EXERCISE BRIEF: Strip the pictures and reproduce the rest of the listing exactly.

DATA PROVIDED:
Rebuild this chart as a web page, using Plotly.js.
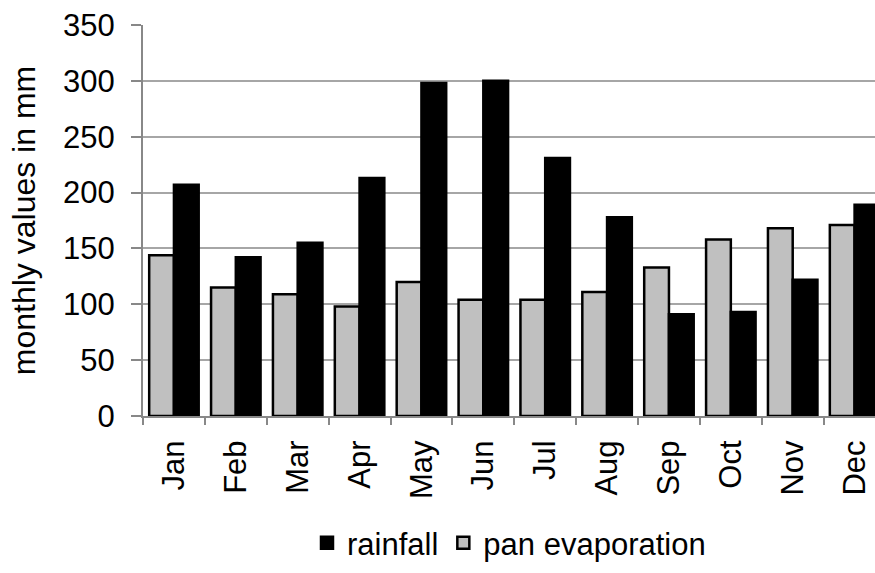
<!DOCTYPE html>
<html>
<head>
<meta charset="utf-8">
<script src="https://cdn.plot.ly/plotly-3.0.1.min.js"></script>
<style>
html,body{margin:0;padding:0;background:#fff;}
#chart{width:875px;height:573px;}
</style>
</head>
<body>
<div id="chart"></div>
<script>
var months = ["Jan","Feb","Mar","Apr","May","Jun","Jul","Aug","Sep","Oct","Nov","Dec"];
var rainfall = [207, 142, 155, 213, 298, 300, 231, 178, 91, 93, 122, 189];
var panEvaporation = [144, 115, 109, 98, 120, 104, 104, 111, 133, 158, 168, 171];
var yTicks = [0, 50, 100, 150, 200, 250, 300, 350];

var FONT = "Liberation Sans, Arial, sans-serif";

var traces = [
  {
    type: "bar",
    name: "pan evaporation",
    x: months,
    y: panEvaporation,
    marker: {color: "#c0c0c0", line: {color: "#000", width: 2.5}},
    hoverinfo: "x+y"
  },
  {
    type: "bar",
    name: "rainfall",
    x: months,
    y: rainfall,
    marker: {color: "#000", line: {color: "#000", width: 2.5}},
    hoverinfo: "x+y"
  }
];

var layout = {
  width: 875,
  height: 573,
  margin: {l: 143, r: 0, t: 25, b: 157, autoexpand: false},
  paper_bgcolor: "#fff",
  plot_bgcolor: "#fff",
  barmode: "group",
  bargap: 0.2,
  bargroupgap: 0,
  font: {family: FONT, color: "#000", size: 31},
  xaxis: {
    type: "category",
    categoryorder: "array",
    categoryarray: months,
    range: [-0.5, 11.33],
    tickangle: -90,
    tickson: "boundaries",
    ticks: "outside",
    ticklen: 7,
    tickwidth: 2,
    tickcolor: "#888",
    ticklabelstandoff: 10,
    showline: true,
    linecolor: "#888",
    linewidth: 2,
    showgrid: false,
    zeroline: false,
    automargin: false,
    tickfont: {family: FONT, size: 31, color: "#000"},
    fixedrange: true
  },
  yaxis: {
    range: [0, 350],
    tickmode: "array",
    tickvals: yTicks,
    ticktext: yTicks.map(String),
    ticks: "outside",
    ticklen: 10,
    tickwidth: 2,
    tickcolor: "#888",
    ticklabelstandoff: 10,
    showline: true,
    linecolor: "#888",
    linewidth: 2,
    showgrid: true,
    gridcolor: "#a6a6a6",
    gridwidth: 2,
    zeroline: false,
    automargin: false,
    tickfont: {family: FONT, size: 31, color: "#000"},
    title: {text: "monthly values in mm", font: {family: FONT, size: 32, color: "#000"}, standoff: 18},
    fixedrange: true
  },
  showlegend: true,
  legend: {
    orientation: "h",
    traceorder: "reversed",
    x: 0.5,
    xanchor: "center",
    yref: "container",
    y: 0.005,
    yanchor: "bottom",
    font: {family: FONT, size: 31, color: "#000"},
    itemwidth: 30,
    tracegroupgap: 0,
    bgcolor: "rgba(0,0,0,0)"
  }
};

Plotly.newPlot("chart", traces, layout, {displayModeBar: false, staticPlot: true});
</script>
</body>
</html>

EXPECTED ANSWER:
Rebuild this chart as a web page, using Plotly.js.
<!DOCTYPE html>
<html>
<head>
<meta charset="utf-8">
<script src="https://cdn.plot.ly/plotly-3.0.1.min.js"></script>
<style>
html,body{margin:0;padding:0;background:#fff;}
#chart{width:875px;height:573px;}
</style>
</head>
<body>
<div id="chart"></div>
<script>
var months = ["Jan","Feb","Mar","Apr","May","Jun","Jul","Aug","Sep","Oct","Nov","Dec"];
var rainfall = [207, 142, 155, 213, 298, 300, 231, 178, 91, 93, 122, 189];
var panEvaporation = [144, 115, 109, 98, 120, 104, 104, 111, 133, 158, 168, 171];
var yTicks = [0, 50, 100, 150, 200, 250, 300, 350];

var FONT = "Liberation Sans, Arial, sans-serif";

var traces = [
  {
    type: "bar",
    name: "pan evaporation",
    x: months,
    y: panEvaporation,
    marker: {color: "#c0c0c0", line: {color: "#000", width: 2.5}},
    hoverinfo: "x+y"
  },
  {
    type: "bar",
    name: "rainfall",
    x: months,
    y: rainfall,
    marker: {color: "#000", line: {color: "#000", width: 2.5}},
    hoverinfo: "x+y"
  }
];

var layout = {
  width: 875,
  height: 573,
  margin: {l: 143, r: 0, t: 25, b: 157, autoexpand: false},
  paper_bgcolor: "#fff",
  plot_bgcolor: "#fff",
  barmode: "group",
  bargap: 0.2,
  bargroupgap: 0,
  font: {family: FONT, color: "#000", size: 31},
  xaxis: {
    type: "category",
    categoryorder: "array",
    categoryarray: months,
    range: [-0.5, 11.33],
    tickangle: -90,
    tickson: "boundaries",
    ticks: "outside",
    ticklen: 7,
    tickwidth: 2,
    tickcolor: "#888",
    ticklabelstandoff: 10,
    showline: true,
    linecolor: "#888",
    linewidth: 2,
    showgrid: false,
    zeroline: false,
    automargin: false,
    tickfont: {family: FONT, size: 31, color: "#000"},
    fixedrange: true
  },
  yaxis: {
    range: [0, 350],
    tickmode: "array",
    tickvals: yTicks,
    ticktext: yTicks.map(String),
    ticks: "outside",
    ticklen: 10,
    tickwidth: 2,
    tickcolor: "#888",
    ticklabelstandoff: 10,
    showline: true,
    linecolor: "#888",
    linewidth: 2,
    showgrid: true,
    gridcolor: "#a6a6a6",
    gridwidth: 2,
    zeroline: false,
    automargin: false,
    tickfont: {family: FONT, size: 31, color: "#000"},
    title: {text: "monthly values in mm", font: {family: FONT, size: 32, color: "#000"}, standoff: 18},
    fixedrange: true
  },
  showlegend: true,
  legend: {
    orientation: "h",
    traceorder: "reversed",
    x: 0.5,
    xanchor: "center",
    yref: "container",
    y: 0.005,
    yanchor: "bottom",
    font: {family: FONT, size: 31, color: "#000"},
    itemwidth: 30,
    tracegroupgap: 0,
    bgcolor: "rgba(0,0,0,0)"
  }
};

Plotly.newPlot("chart", traces, layout, {displayModeBar: false, staticPlot: true});
</script>
</body>
</html>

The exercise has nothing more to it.